━━ Dataset records

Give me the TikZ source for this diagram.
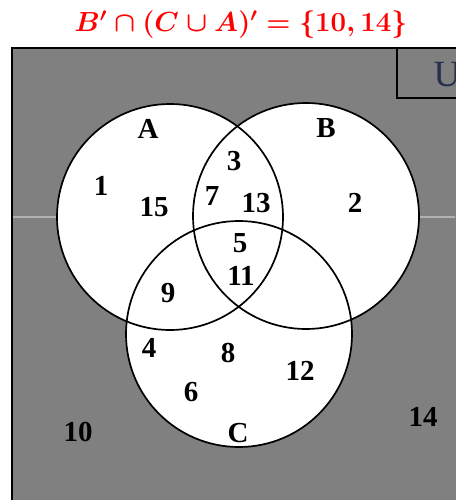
\documentclass[tikz,border=0pt]{standalone}
\usepackage{amsmath}
\usepackage{fontspec}
\setmainfont{Liberation Serif}
\usetikzlibrary{backgrounds}
\definecolor{bggray}{HTML}{808080}
\definecolor{ublue}{RGB}{38,48,78}

\begin{document}
\begin{tikzpicture}[x=1pt, y=-1pt,
    set/.style={circle, draw=black, line width=1.7pt, minimum size=226pt, inner sep=0pt},
    lbl/.style={font=\fontsize{29}{30}\selectfont\bfseries, inner sep=0pt}
]
    \useasboundingbox (0,0) rectangle (455,500);

    \node[red, font=\fontsize{25}{27}\selectfont\boldmath, scale=1.11, transform shape] (eq) at (241,25) {$\boldsymbol{B' \cap (C \cup A)' = \{10, 14\}}$};

    % the three sets
    \node[set] (A) at (170,217) {};
    \node[set] (B) at (306,216) {};
    \node[set] (C) at (239,334) {};

    \begin{scope}[on background layer]
        \draw[fill=bggray, line width=1.7pt] (12,48) rectangle (480,520);
        \draw[black!30, line width=1.4pt] (13,217) -- (455,217);
        \foreach \s in {A,B,C}
            \fill[white] (\s.center) circle[radius=113pt];
    \end{scope}

    \draw[line width=1.7pt] (397,48) rectangle (480,98);
    \node[ublue, font=\fontsize{37}{38}\selectfont, inner sep=0pt] (U) at (447,75) {U};

    \node[lbl] (lA) at (148,129) {A};
    \node[lbl] (lB) at (326,128) {B};
    \node[lbl] (lC) at (238,433) {C};

    \node[lbl] (n1) at (101,186) {1};
    \node[lbl] (n15) at (154,207) {15};
    \node[lbl] (n7) at (212,196) {7};
    \node[lbl] (n3) at (234,161) {3};
    \node[lbl] (n13) at (256,203) {13};
    \node[lbl] (n2) at (355,203) {2};
    \node[lbl] (n5) at (240,243) {5};
    \node[lbl] (n11) at (241,276) {11};
    \node[lbl] (n9) at (168,293) {9};
    \node[lbl] (n4) at (149,348) {4};
    \node[lbl] (n8) at (228,353) {8};
    \node[lbl] (n12) at (300,371) {12};
    \node[lbl] (n6) at (191,392) {6};
    \node[lbl] (n10) at (78,432) {10};
    \node[lbl] (n14) at (423,417) {14};
\end{tikzpicture}
\end{document}
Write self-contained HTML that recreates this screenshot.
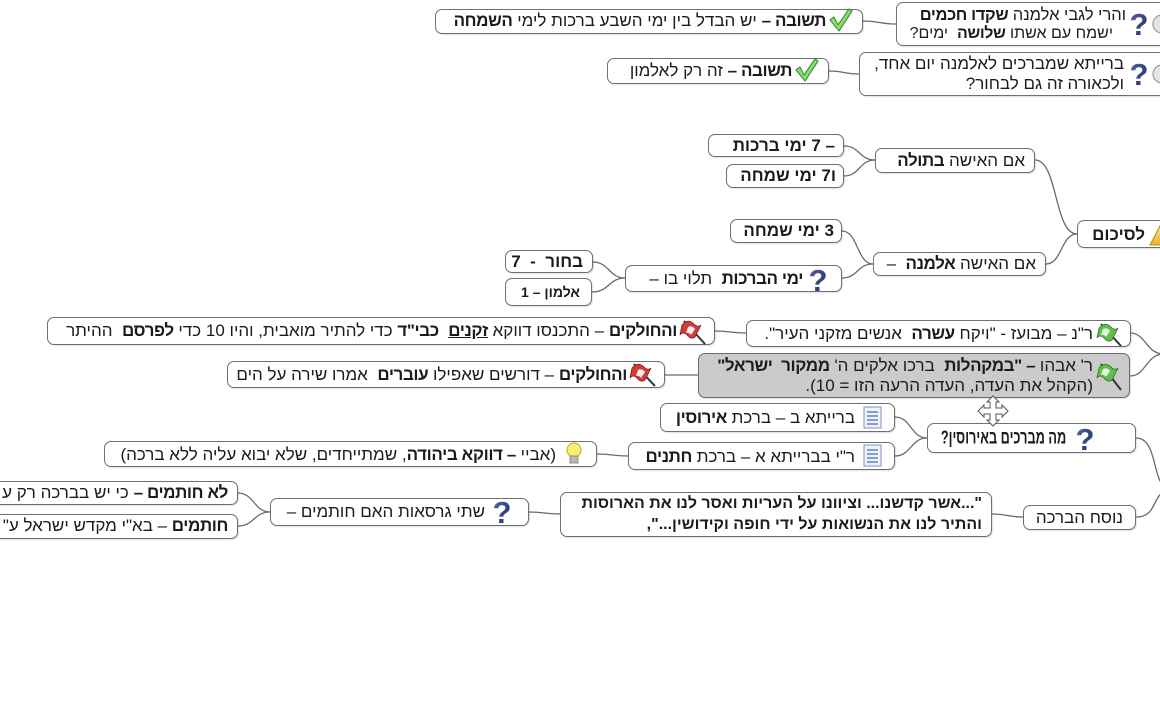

━━━━

Exactly as written, return every line of the listing, but not the pictures.

Give me the TikZ source for this diagram.
\documentclass[tikz,border=0pt]{standalone}
\usepackage{amsmath}
\usepackage{fontspec}
\setmainfont{Liberation Serif}
\usetikzlibrary{backgrounds}
\definecolor{bggray}{HTML}{808080}
\definecolor{ublue}{RGB}{38,48,78}

\begin{document}
\begin{tikzpicture}[x=1pt, y=-1pt,
    set/.style={circle, draw=black, line width=1.7pt, minimum size=226pt, inner sep=0pt},
    lbl/.style={font=\fontsize{29}{30}\selectfont\bfseries, inner sep=0pt}
]
    \useasboundingbox (0,0) rectangle (455,500);

    \node[red, font=\fontsize{25}{27}\selectfont\boldmath, scale=1.11, transform shape] (eq) at (241,25) {$\boldsymbol{B' \cap (C \cup A)' = \{10, 14\}}$};

    % the three sets
    \node[set] (A) at (170,217) {};
    \node[set] (B) at (306,216) {};
    \node[set] (C) at (239,334) {};

    \begin{scope}[on background layer]
        \draw[fill=bggray, line width=1.7pt] (12,48) rectangle (480,520);
        \draw[black!30, line width=1.4pt] (13,217) -- (455,217);
        \foreach \s in {A,B,C}
            \fill[white] (\s.center) circle[radius=113pt];
    \end{scope}

    \draw[line width=1.7pt] (397,48) rectangle (480,98);
    \node[ublue, font=\fontsize{37}{38}\selectfont, inner sep=0pt] (U) at (447,75) {U};

    \node[lbl] (lA) at (148,129) {A};
    \node[lbl] (lB) at (326,128) {B};
    \node[lbl] (lC) at (238,433) {C};

    \node[lbl] (n1) at (101,186) {1};
    \node[lbl] (n15) at (154,207) {15};
    \node[lbl] (n7) at (212,196) {7};
    \node[lbl] (n3) at (234,161) {3};
    \node[lbl] (n13) at (256,203) {13};
    \node[lbl] (n2) at (355,203) {2};
    \node[lbl] (n5) at (240,243) {5};
    \node[lbl] (n11) at (241,276) {11};
    \node[lbl] (n9) at (168,293) {9};
    \node[lbl] (n4) at (149,348) {4};
    \node[lbl] (n8) at (228,353) {8};
    \node[lbl] (n12) at (300,371) {12};
    \node[lbl] (n6) at (191,392) {6};
    \node[lbl] (n10) at (78,432) {10};
    \node[lbl] (n14) at (423,417) {14};
\end{tikzpicture}
\end{document}
Write self-contained HTML that recreates this screenshot.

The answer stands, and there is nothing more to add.